Throggs Neck continues to clash with Miracle City proponents

Throggs Neck continues to clash with Miracle City proponents|Throggs Neck continues to clash with Miracle City proponents|Throggs Neck continues to clash with Miracle City proponents
Courtesy of Egidio Sementilli|Jewel Webber|Jewel Webber

The Throggs Neck community continues to clash over a proposed drug rehabilitation and treatment facility that would occupy 2800 Bruckner Boulevard, putting the area’s residents at odds with the local merchant association president.

In previous months, east Bronx elected officials have formally opposed Miracle City, the drug treatment center’s operator, while multiple protests in front of the property have been held.

Residents are trying to block Miracle City from obtaining a state license to operate the facility.

As an ‘822’ program, regulated by the NYS Office of Alcohol and Substance Abuse Services, Miracle City would be providing counseling services to clients afflicted with drug addictions and eating and drinking disorders.

Assemblyman Michael Benedetto and Councilman Mark Gjonaj sent a joint letter to OASAS, recommending that the agency not approve the license for Miracle City.
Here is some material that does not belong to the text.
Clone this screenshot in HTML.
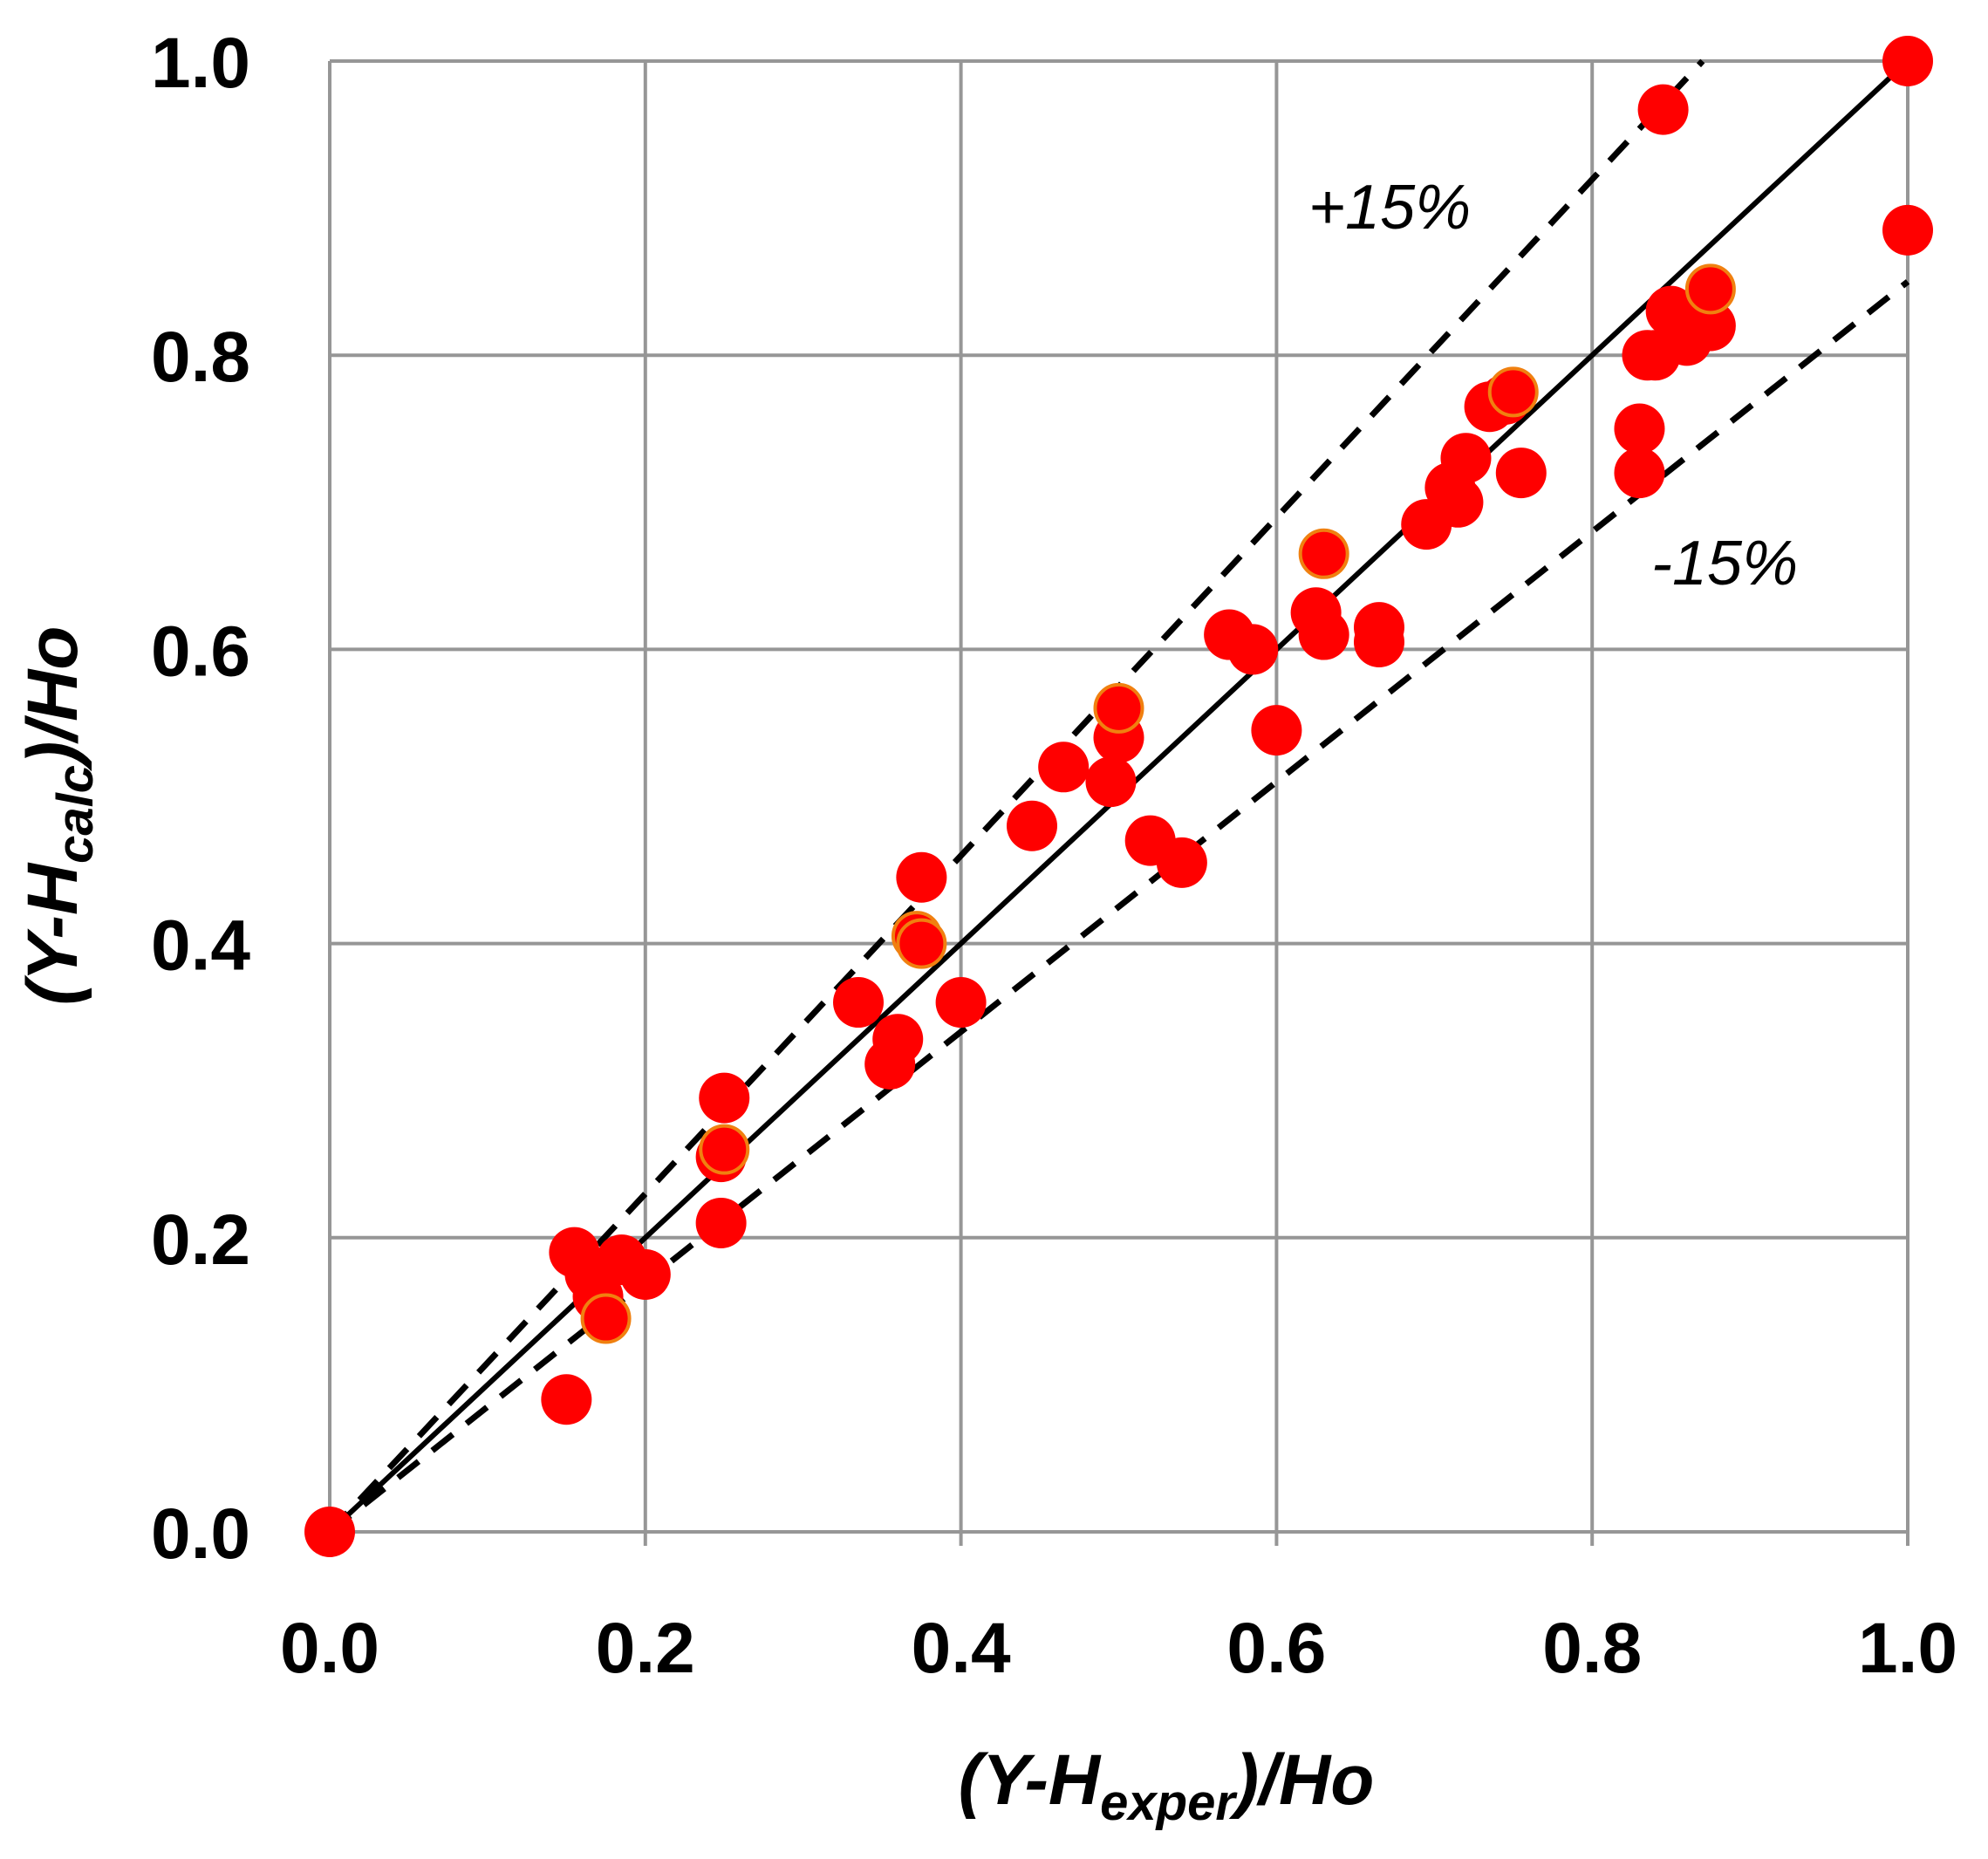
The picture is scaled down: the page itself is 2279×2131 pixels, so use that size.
<!DOCTYPE html>
<html><head><meta charset="utf-8">
<style>
html,body{margin:0;padding:0;background:#fff;}
svg{display:block;}
text{font-family:"Liberation Sans",Arial,sans-serif;}
</style></head><body>
<svg id="s" width="2279" height="2131" viewBox="0 0 2279 2131" xmlns="http://www.w3.org/2000/svg">
<rect width="2279" height="2131" fill="#fff"/>
<g id="grid" stroke="#969696" stroke-width="4"></g>
<g id="lines"></g>
<g id="pts"></g>
<g id="labels" font-weight="bold" font-size="82" fill="#000"></g>
<text x="1500" y="262" font-size="72" font-style="italic">+15%</text>
<text x="1893" y="670" font-size="72" font-style="italic">-15%</text>
<text x="1337" y="2068" font-size="82" font-weight="bold" font-style="italic" text-anchor="middle">(Y-H<tspan font-size="58" dy="18">exper</tspan><tspan dy="-18">)/Ho</tspan></text>
<text transform="translate(88,935) rotate(-90)" font-size="82" font-weight="bold" font-style="italic" text-anchor="middle">(Y-H<tspan font-size="58" dy="18">calc</tspan><tspan dy="-18">)/Ho</tspan></text>
</svg>
<script>
var X0=378,X1=2187,Y0=1756,Y1=70;
function px(x){return X0+(X1-X0)*x;}
function py(y){return Y0-(Y0-Y1)*y;}
var NS="http://www.w3.org/2000/svg";
function el(p,t,a){var e=document.createElementNS(NS,t);for(var k in a)e.setAttribute(k,a[k]);p.appendChild(e);return e;}
var g=document.getElementById("grid");
for(var i=0;i<=5;i++){var v=i/5;
 el(g,"line",{x1:px(v),y1:Y1,x2:px(v),y2:Y0+16});
 el(g,"line",{x1:X0,y1:py(v),x2:X1,y2:py(v)});
}
var lb=document.getElementById("labels");
for(var i=0;i<=5;i++){var v=i/5,s=v.toFixed(1);
 var t=el(lb,"text",{x:px(v),y:1917,"text-anchor":"middle"});t.textContent=s;
 var t2=el(lb,"text",{x:287,y:py(v)+30,"text-anchor":"end"});t2.textContent=s;
}
var L=document.getElementById("lines");
el(L,"line",{x1:px(0),y1:py(0),x2:px(0.87),y2:py(1),stroke:"#000","stroke-width":7,"stroke-dasharray":"30,20"});
el(L,"line",{x1:px(0),y1:py(0),x2:px(1),y2:py(0.85),stroke:"#000","stroke-width":7,"stroke-dasharray":"30,20"});
el(L,"line",{x1:px(0),y1:py(0),x2:px(1),y2:py(1),stroke:"#000","stroke-width":6});
var P=[[0,0],[1,1],[1,0.885],[0.845,0.967],[0.85,0.83],[0.86,0.81],[0.875,0.82],[0.84,0.80],[0.835,0.80],[0.875,0.845,1],
[0.83,0.75],[0.83,0.72],[0.735,0.765],[0.745,0.77],[0.755,0.72],[0.72,0.73],[0.71,0.71],[0.715,0.70],[0.695,0.685],[0.75,0.775,1],
[0.625,0.625],[0.63,0.61],[0.665,0.615],[0.665,0.605],[0.63,0.665,1],
[0.57,0.61],[0.585,0.60],[0.60,0.545],
[0.50,0.54],[0.495,0.51],[0.465,0.52],[0.445,0.48],[0.52,0.47],[0.54,0.455],[0.50,0.56,1],
[0.375,0.445],[0.4,0.36],[0.335,0.36],[0.36,0.335],[0.355,0.318],[0.372,0.405,1],[0.375,0.40,1],
[0.25,0.295],[0.248,0.255],[0.248,0.21],[0.25,0.26,1],
[0.155,0.19],[0.165,0.175],[0.17,0.16],[0.2,0.175],[0.185,0.185],[0.15,0.09],[0.175,0.145,1]];
var G=document.getElementById("pts");
P.forEach(function(p){
 var a={cx:px(p[0]),cy:py(p[1]),r:29,fill:"#ff0000"};
 if(p[2]){a.stroke="#f08010";a["stroke-width"]=4;a.r=27;}
 el(G,"circle",a);
});
</script>
</body></html>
Senator Alessandra Biaggi has also made her displeasure known in a separate letter to the state agency.

Even though a representative of Miracle City indicated its current business model will not include dispensing any narcotics, it could do so at a later date by filing additional paperwork to the proper regulatory governmental agencies, community leaders learned.

Taking the words of the drug treatment operators at face value, that they do not intend to dispense any narcotics from the location, Bob Jaen, president of the Throggs Neck Merchants Association, has personally thrown his support behind the Miracle City proposal.

“No drugs should be coming out of that building,” Jaen said.

According to Jaen, the merchants association is neither opposing or in favor of, the drug treatment facility at this time.

“The viewpoint of the (Throggs Neck Merchants Association) is that Miracle City is a good standing merchant. (The merchants association) is about economics, not politics,” he said.

Even though he supports the current drug treatment proposal, he explained how he and the TNMA thwarted Miracle City’s earlier attempts to install a hyperbaric chamber and a pharmacy at the facility, citing concerns about its impact on nearby schools and the surrounding residential area.

“(Miracle City hasn’t) done anything wrong yet,” he said.

Many residents and community leaders attended the rally.
Jewel Webber

None of 2800 Bruckner Boulevard’s current tenants have voiced support for the Miracle City proposal.

On the other side of the battle, opponents of Miracle City fear that the clinic would start distributing drugs in the future as per its license.

Pelham Bay activist Egidio Sementelli, who has been leading the opposition and organizing protests against Miracle City met with Congresswoman Alexandria Ocasio-Cortez along with others to share his and a dozen other attendee’s concerns about the facility.

“It was a very productive meeting,” Sementelli said mentioning that Ocasio-Cortez is still reviewing the situation.

Federal money would be allocated to Miracle City if its license is approved by OASAS, Sementelli explained.

He believes that the selected location of Miracle City is inappropriate and will lead to an increase in crime and other illicit activity in the area.

“Facilities like this unfortunately bring unwanted and dangerous behavior,” Sementelli said, noting that being on the corner of a residential street, in a neighborhood surrounded by schools, would only invite such criminal behavior into the core of the Throggs Neck community.

“Places like Miracle City belong on Waters Place where there aren’t schools close by and no residents in the immediate area,” he said.

Sementelli also used the example of Waters Place’s frequent issues of “loitering, panhandling, drug activity and shoplifting” to reiterate his stand that Miracle City doesn’t belong at 2800 Bruckner Boulevard.

“It’s not like our concerns are baseless,” Sementelli continued.

The next protest he has planned against the drug treatment facility will be on Saturday, August 10 at 2800 Bruckner Boulevard.

The Bronx Times Reporter contacted Miracle City for comment but did not receive a response by press time on Wednesday, July 24.

CB 10 chairman Joseph Russo (2nd from r) spoke at the rally.